- _TASK STATEMENT_
Return the material word for word. Do not include the pictures.

- _DATA SECTION_
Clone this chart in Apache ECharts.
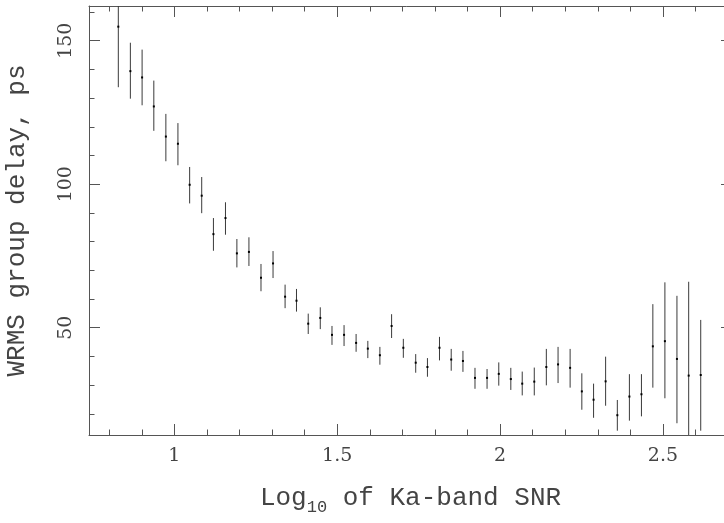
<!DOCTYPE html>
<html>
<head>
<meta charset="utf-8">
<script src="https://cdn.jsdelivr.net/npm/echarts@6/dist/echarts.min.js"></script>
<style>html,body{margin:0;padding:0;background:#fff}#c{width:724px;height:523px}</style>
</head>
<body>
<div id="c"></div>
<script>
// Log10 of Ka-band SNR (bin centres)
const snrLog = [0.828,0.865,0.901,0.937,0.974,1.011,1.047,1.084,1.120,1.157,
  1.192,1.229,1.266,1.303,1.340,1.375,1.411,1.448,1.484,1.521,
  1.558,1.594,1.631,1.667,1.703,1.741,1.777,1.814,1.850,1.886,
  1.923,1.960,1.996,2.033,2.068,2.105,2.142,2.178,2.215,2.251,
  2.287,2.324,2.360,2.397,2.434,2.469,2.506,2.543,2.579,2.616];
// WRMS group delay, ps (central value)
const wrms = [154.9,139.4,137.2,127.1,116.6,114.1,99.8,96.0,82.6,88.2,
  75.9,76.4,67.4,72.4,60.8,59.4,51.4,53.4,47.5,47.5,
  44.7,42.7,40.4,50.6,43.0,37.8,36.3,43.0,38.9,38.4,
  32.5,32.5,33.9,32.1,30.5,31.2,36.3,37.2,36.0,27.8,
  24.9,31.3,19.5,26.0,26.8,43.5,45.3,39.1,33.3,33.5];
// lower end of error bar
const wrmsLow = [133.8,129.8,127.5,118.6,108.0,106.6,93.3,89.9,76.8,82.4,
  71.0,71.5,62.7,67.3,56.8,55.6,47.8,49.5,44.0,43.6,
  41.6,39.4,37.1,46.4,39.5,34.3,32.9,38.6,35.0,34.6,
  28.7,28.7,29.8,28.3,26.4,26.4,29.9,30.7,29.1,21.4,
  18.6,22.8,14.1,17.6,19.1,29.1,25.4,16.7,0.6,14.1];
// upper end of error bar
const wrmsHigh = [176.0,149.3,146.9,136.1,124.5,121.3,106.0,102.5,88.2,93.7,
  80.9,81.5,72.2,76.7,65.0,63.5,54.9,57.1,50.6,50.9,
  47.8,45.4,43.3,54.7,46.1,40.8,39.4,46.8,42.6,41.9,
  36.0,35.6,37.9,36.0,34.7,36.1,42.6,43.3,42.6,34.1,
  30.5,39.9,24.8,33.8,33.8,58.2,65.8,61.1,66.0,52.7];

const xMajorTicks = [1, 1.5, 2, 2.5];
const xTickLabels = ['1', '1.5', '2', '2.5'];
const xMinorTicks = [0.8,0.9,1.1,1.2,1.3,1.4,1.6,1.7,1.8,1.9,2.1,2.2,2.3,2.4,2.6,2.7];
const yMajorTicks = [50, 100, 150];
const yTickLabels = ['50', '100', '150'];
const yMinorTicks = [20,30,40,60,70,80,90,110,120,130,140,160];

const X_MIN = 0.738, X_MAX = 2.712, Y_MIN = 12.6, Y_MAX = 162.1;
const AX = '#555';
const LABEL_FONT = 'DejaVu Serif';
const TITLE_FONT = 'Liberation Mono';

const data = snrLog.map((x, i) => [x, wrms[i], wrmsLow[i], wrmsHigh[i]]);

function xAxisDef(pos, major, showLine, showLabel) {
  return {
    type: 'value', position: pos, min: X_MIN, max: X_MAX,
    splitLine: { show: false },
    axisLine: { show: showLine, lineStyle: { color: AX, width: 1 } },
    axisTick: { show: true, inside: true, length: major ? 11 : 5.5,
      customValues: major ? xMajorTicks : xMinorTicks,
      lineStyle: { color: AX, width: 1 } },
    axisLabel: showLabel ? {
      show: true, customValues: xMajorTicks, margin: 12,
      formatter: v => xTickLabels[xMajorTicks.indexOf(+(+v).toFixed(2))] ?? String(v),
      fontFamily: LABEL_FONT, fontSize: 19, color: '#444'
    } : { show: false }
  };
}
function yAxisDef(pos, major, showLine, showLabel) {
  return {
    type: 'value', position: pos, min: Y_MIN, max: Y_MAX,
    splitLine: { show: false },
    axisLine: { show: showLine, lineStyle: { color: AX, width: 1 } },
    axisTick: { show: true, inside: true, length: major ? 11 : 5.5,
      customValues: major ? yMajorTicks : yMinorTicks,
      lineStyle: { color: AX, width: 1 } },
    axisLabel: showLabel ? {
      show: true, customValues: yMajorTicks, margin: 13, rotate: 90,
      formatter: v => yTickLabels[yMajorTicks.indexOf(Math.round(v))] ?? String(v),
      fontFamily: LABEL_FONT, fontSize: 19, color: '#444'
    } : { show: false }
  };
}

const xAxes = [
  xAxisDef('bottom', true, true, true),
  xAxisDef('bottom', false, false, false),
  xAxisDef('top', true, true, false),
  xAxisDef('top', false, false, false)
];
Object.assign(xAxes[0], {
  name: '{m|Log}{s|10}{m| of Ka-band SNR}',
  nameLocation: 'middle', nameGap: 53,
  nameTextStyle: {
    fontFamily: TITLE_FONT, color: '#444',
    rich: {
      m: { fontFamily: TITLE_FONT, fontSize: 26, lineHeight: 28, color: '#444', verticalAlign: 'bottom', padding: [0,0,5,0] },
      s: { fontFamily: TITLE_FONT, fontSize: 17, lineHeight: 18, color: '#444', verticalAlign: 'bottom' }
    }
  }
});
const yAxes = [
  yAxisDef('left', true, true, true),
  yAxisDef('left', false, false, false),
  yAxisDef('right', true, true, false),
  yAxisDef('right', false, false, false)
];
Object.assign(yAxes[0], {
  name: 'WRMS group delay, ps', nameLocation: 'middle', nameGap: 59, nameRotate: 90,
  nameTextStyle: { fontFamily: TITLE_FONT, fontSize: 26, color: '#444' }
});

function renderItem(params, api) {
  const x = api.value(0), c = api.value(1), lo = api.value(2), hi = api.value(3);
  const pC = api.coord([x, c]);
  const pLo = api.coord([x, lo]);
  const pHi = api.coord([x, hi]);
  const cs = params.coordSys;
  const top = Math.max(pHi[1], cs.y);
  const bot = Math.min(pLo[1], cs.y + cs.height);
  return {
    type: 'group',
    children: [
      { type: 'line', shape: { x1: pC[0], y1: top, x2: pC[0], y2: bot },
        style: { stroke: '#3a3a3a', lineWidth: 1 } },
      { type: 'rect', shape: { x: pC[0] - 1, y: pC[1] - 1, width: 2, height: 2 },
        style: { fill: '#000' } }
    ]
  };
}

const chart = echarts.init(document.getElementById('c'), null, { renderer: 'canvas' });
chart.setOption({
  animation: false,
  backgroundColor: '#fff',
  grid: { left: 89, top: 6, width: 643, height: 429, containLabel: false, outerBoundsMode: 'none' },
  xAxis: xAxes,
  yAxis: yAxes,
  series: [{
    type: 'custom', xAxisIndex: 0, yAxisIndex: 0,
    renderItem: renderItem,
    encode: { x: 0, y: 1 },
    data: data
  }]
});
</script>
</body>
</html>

- _ANSWER BELOW_
Clone this chart in Apache ECharts.
<!DOCTYPE html>
<html>
<head>
<meta charset="utf-8">
<script src="https://cdn.jsdelivr.net/npm/echarts@6/dist/echarts.min.js"></script>
<style>html,body{margin:0;padding:0;background:#fff}#c{width:724px;height:523px}</style>
</head>
<body>
<div id="c"></div>
<script>
// Log10 of Ka-band SNR (bin centres)
const snrLog = [0.828,0.865,0.901,0.937,0.974,1.011,1.047,1.084,1.120,1.157,
  1.192,1.229,1.266,1.303,1.340,1.375,1.411,1.448,1.484,1.521,
  1.558,1.594,1.631,1.667,1.703,1.741,1.777,1.814,1.850,1.886,
  1.923,1.960,1.996,2.033,2.068,2.105,2.142,2.178,2.215,2.251,
  2.287,2.324,2.360,2.397,2.434,2.469,2.506,2.543,2.579,2.616];
// WRMS group delay, ps (central value)
const wrms = [154.9,139.4,137.2,127.1,116.6,114.1,99.8,96.0,82.6,88.2,
  75.9,76.4,67.4,72.4,60.8,59.4,51.4,53.4,47.5,47.5,
  44.7,42.7,40.4,50.6,43.0,37.8,36.3,43.0,38.9,38.4,
  32.5,32.5,33.9,32.1,30.5,31.2,36.3,37.2,36.0,27.8,
  24.9,31.3,19.5,26.0,26.8,43.5,45.3,39.1,33.3,33.5];
// lower end of error bar
const wrmsLow = [133.8,129.8,127.5,118.6,108.0,106.6,93.3,89.9,76.8,82.4,
  71.0,71.5,62.7,67.3,56.8,55.6,47.8,49.5,44.0,43.6,
  41.6,39.4,37.1,46.4,39.5,34.3,32.9,38.6,35.0,34.6,
  28.7,28.7,29.8,28.3,26.4,26.4,29.9,30.7,29.1,21.4,
  18.6,22.8,14.1,17.6,19.1,29.1,25.4,16.7,0.6,14.1];
// upper end of error bar
const wrmsHigh = [176.0,149.3,146.9,136.1,124.5,121.3,106.0,102.5,88.2,93.7,
  80.9,81.5,72.2,76.7,65.0,63.5,54.9,57.1,50.6,50.9,
  47.8,45.4,43.3,54.7,46.1,40.8,39.4,46.8,42.6,41.9,
  36.0,35.6,37.9,36.0,34.7,36.1,42.6,43.3,42.6,34.1,
  30.5,39.9,24.8,33.8,33.8,58.2,65.8,61.1,66.0,52.7];

const xMajorTicks = [1, 1.5, 2, 2.5];
const xTickLabels = ['1', '1.5', '2', '2.5'];
const xMinorTicks = [0.8,0.9,1.1,1.2,1.3,1.4,1.6,1.7,1.8,1.9,2.1,2.2,2.3,2.4,2.6,2.7];
const yMajorTicks = [50, 100, 150];
const yTickLabels = ['50', '100', '150'];
const yMinorTicks = [20,30,40,60,70,80,90,110,120,130,140,160];

const X_MIN = 0.738, X_MAX = 2.712, Y_MIN = 12.6, Y_MAX = 162.1;
const AX = '#555';
const LABEL_FONT = 'DejaVu Serif';
const TITLE_FONT = 'Liberation Mono';

const data = snrLog.map((x, i) => [x, wrms[i], wrmsLow[i], wrmsHigh[i]]);

function xAxisDef(pos, major, showLine, showLabel) {
  return {
    type: 'value', position: pos, min: X_MIN, max: X_MAX,
    splitLine: { show: false },
    axisLine: { show: showLine, lineStyle: { color: AX, width: 1 } },
    axisTick: { show: true, inside: true, length: major ? 11 : 5.5,
      customValues: major ? xMajorTicks : xMinorTicks,
      lineStyle: { color: AX, width: 1 } },
    axisLabel: showLabel ? {
      show: true, customValues: xMajorTicks, margin: 12,
      formatter: v => xTickLabels[xMajorTicks.indexOf(+(+v).toFixed(2))] ?? String(v),
      fontFamily: LABEL_FONT, fontSize: 19, color: '#444'
    } : { show: false }
  };
}
function yAxisDef(pos, major, showLine, showLabel) {
  return {
    type: 'value', position: pos, min: Y_MIN, max: Y_MAX,
    splitLine: { show: false },
    axisLine: { show: showLine, lineStyle: { color: AX, width: 1 } },
    axisTick: { show: true, inside: true, length: major ? 11 : 5.5,
      customValues: major ? yMajorTicks : yMinorTicks,
      lineStyle: { color: AX, width: 1 } },
    axisLabel: showLabel ? {
      show: true, customValues: yMajorTicks, margin: 13, rotate: 90,
      formatter: v => yTickLabels[yMajorTicks.indexOf(Math.round(v))] ?? String(v),
      fontFamily: LABEL_FONT, fontSize: 19, color: '#444'
    } : { show: false }
  };
}

const xAxes = [
  xAxisDef('bottom', true, true, true),
  xAxisDef('bottom', false, false, false),
  xAxisDef('top', true, true, false),
  xAxisDef('top', false, false, false)
];
Object.assign(xAxes[0], {
  name: '{m|Log}{s|10}{m| of Ka-band SNR}',
  nameLocation: 'middle', nameGap: 53,
  nameTextStyle: {
    fontFamily: TITLE_FONT, color: '#444',
    rich: {
      m: { fontFamily: TITLE_FONT, fontSize: 26, lineHeight: 28, color: '#444', verticalAlign: 'bottom', padding: [0,0,5,0] },
      s: { fontFamily: TITLE_FONT, fontSize: 17, lineHeight: 18, color: '#444', verticalAlign: 'bottom' }
    }
  }
});
const yAxes = [
  yAxisDef('left', true, true, true),
  yAxisDef('left', false, false, false),
  yAxisDef('right', true, true, false),
  yAxisDef('right', false, false, false)
];
Object.assign(yAxes[0], {
  name: 'WRMS group delay, ps', nameLocation: 'middle', nameGap: 59, nameRotate: 90,
  nameTextStyle: { fontFamily: TITLE_FONT, fontSize: 26, color: '#444' }
});

function renderItem(params, api) {
  const x = api.value(0), c = api.value(1), lo = api.value(2), hi = api.value(3);
  const pC = api.coord([x, c]);
  const pLo = api.coord([x, lo]);
  const pHi = api.coord([x, hi]);
  const cs = params.coordSys;
  const top = Math.max(pHi[1], cs.y);
  const bot = Math.min(pLo[1], cs.y + cs.height);
  return {
    type: 'group',
    children: [
      { type: 'line', shape: { x1: pC[0], y1: top, x2: pC[0], y2: bot },
        style: { stroke: '#3a3a3a', lineWidth: 1 } },
      { type: 'rect', shape: { x: pC[0] - 1, y: pC[1] - 1, width: 2, height: 2 },
        style: { fill: '#000' } }
    ]
  };
}

const chart = echarts.init(document.getElementById('c'), null, { renderer: 'canvas' });
chart.setOption({
  animation: false,
  backgroundColor: '#fff',
  grid: { left: 89, top: 6, width: 643, height: 429, containLabel: false, outerBoundsMode: 'none' },
  xAxis: xAxes,
  yAxis: yAxes,
  series: [{
    type: 'custom', xAxisIndex: 0, yAxisIndex: 0,
    renderItem: renderItem,
    encode: { x: 0, y: 1 },
    data: data
  }]
});
</script>
</body>
</html>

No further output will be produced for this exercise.